11. The composition as set forth in claim 10 wherein the ratio of equivalents of hydroxyl-containing compound to moles of ortho-boric acid is in the range from about 0.7 to about 1.2.

12. The composition as set forth in claim 11 wherein said volatile organic liquid is selected from the group consisting of benzene, toluene and xylene.

13. The composition as set forth in claim 12 wherein said lubricating oil is a mineral oil.

14. The composition as set forth in claim 13 wherein the amount of mineral oil is from about 0.5 to about 2 times the combined weight of said ortho-boric acid and hydroxyl-containing compound.

15. The composition as set forth in claim 12 wherein said reaction is carried out at a temperature in the range from about 80° to about 200°C.

16. A lubricant composition comprising a major portion of a lubricating oil in combination with a polyborate ester composition wherein the amount of said polyborate ester composition is from about 0.01 to about 15 weight percent of said lubricant composition and wherein said polyborate ester composition is prepared by the process which comprises:
(a) reacting ortho-boric acid with at least one hydroxyl-containing compound selected from the group consisting of monohydroxy alcohols of at least 3 carbon atoms and monohydroxy phenols in a substantially inert organic liquid at a temperature in the range from about 80° to about 300°C. wherein said organic liquid is immiscible with water and has a boiling point in the range from about 80° to about 300° C. at standard pressure, the ratio of equivalents of hydroxyl-containing compound to moles of ortho-boric acid is in the range from about 0.5 to about 1.5., and the water which is produced by said reaction is continuously removed, and (b) removing substantially all of said organic liquid from the product of (a).

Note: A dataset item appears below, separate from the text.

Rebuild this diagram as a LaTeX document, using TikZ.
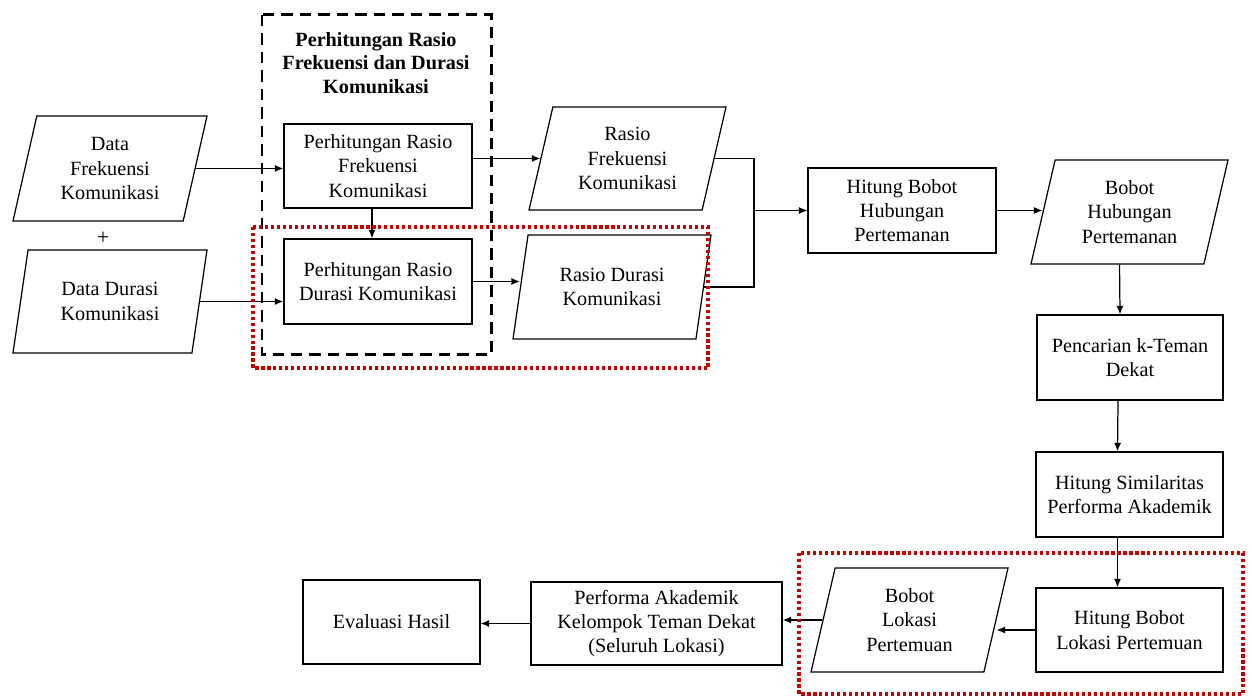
\documentclass[tikz,border=0pt]{standalone}
\usepackage{fontspec}
\setmainfont{Liberation Serif}
\usetikzlibrary{arrows.meta}
\usetikzlibrary{shapes.geometric}
\definecolor{merah}{HTML}{C00000}
\tikzset{>={Latex[length=1.7mm, width=1.4mm]},
         proses/.style = {draw, fill=white, line width=0.7pt, align=center,
                          minimum width=3.76cm, minimum height=1.68cm, inner sep=2pt,
                          font=\fontsize{11.5}{13.8}\selectfont},
         dataio/.style = {trapezium, trapezium left angle=70, trapezium right angle=110,
                          trapezium stretches body, draw, fill=white, line width=0.7pt,
                          align=center, minimum width=3.94cm, minimum height=2.08cm,
                          inner sep=1pt, font=\fontsize{11.5}{13.8}\selectfont},
         alur/.style = {->, line width=0.7pt},
         kelompok/.style = {line width=1.7pt, dash pattern=on 6.5pt off 4pt},
         sorot/.style = {merah, line width=1.8pt, dash pattern=on 1.8pt off 1.6pt}}

\begin{document}
\begin{tikzpicture}
      \useasboundingbox (0, 0) rectangle (25.04, 13.92);

      \node [dataio, minimum width=3.88cm, minimum height=2.1cm] (dfrek) at (2.2, 10.55) {Data\\Frekuensi\\Komunikasi};
      \node [dataio, minimum width=3.88cm, minimum height=2.06cm] (ddur) at (2.2, 7.89) {Data Durasi\\Komunikasi};
      \node [font=\fontsize{12.5}{14}\selectfont] (plus) at (2.06, 9.16) {+};

      \node [align=center, font=\fontsize{11.5}{13.4}\selectfont\bfseries] (judul) at (7.52, 12.66) {Perhitungan Rasio\\Frekuensi dan Durasi\\Komunikasi};
      \node [proses] (prfrek) at (7.56, 10.6) {Perhitungan Rasio\\Frekuensi\\Komunikasi};
      \node [proses, minimum height=1.7cm] (prdur) at (7.56, 8.29) {Perhitungan Rasio\\Durasi Komunikasi};

      \node [dataio, minimum height=2.06cm] (rfrek) at (12.55, 10.75) {Rasio\\Frekuensi\\Komunikasi};
      \node [dataio, minimum width=3.96cm] (rdur) at (12.24, 8.18) {Rasio Durasi\\Komunikasi};
      \coordinate (gabung) at (15.08, 9.71);

      \node [proses, minimum height=1.7cm] (hbhub) at (18.04, 9.71) {Hitung Bobot\\Hubungan\\Pertemanan};
      \node [dataio] (bhub) at (22.59, 9.68) {Bobot\\Hubungan\\Pertemanan};
      \node [proses, minimum width=3.72cm, minimum height=1.7cm] (kteman) at (22.6, 6.77) {Pencarian k-Teman\\Dekat};
      \node [proses, minimum width=3.74cm, minimum height=1.7cm] (simil) at (22.59, 4.03) {Hitung Similaritas\\Performa Akademik};
      \node [proses, minimum width=3.74cm] (hblok) at (22.59, 1.32) {Hitung Bobot\\Lokasi Pertemuan};
      \node [dataio] (blok) at (18.19, 1.52) {Bobot\\Lokasi\\Pertemuan};
      \node [proses, minimum width=5.02cm, minimum height=1.66cm] (perf) at (13.13, 1.45) {Performa Akademik\\Kelompok Teman Dekat\\(Seluruh Lokasi)};
      \node [proses, minimum width=3.54cm] (evhasil) at (7.83, 1.48) {Evaluasi Hasil};

      \draw [alur] (dfrek.east) -- (dfrek.east -| prfrek.west);
      \draw [alur] (ddur.east) -- (ddur.east -| prdur.west);
      \draw [alur] ([xshift=-0.12cm]prfrek.south) -- ([xshift=-0.12cm]prdur.north);
      \draw [alur] (prfrek.east |- rfrek.west) -- (rfrek.west);
      \draw [alur] (prdur.east) -- (prdur.east -| rdur.west);
      \draw [line width=0.8pt] (rfrek.east) -| (gabung |- rdur.east) -- (rdur.east);
      \draw [alur] (gabung) -- (hbhub.west);
      \draw [alur] (hbhub.east) -- (hbhub.east -| bhub.west);
      \draw [alur] ([xshift=-0.2cm]bhub.south) -- ([xshift=-0.2cm]kteman.north);
      \draw [alur] ([xshift=-0.24cm]kteman.south) -- ([xshift=-0.24cm]simil.north);
      \draw [alur] ([xshift=-0.24cm]simil.south) -- ([xshift=-0.24cm]hblok.north);
      \draw [alur] (hblok.west) -- (hblok.west -| blok.east);
      \draw [alur] (blok.west) -- (blok.west -| perf.east);
      \draw [alur] (perf.west) -- (perf.west -| evhasil.east);

      \draw [kelompok] (5.24, 13.62) rectangle (9.82, 6.82);
      \draw [sorot] (5.06, 9.38) rectangle (14.16, 6.56);
      \draw [sorot] (15.98, 2.86) rectangle (24.86, 0.04);
    \end{tikzpicture}
\end{document}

17. The composition as set forth in claim 16 wherein said water is removed by azeotrope formation with said organic liquid.

18. The composition as set forth in claim 17 wherein said hydroxyl-containing compound is selected from the group consisting of monohydroxy aliphatic alcohols which contain from 4 to 8 carbon atoms.

19. The composition as set forth in claim 18 wherein the ratio of equivalents of hydroxyl-containing compound _to moles of ortho-boric acid is in the range from about 0.7 to about 1.2.

20. The composition as set forth in claim 19 wherein said organic liquid is selected from the group consisting of benzene, toluene and xylene.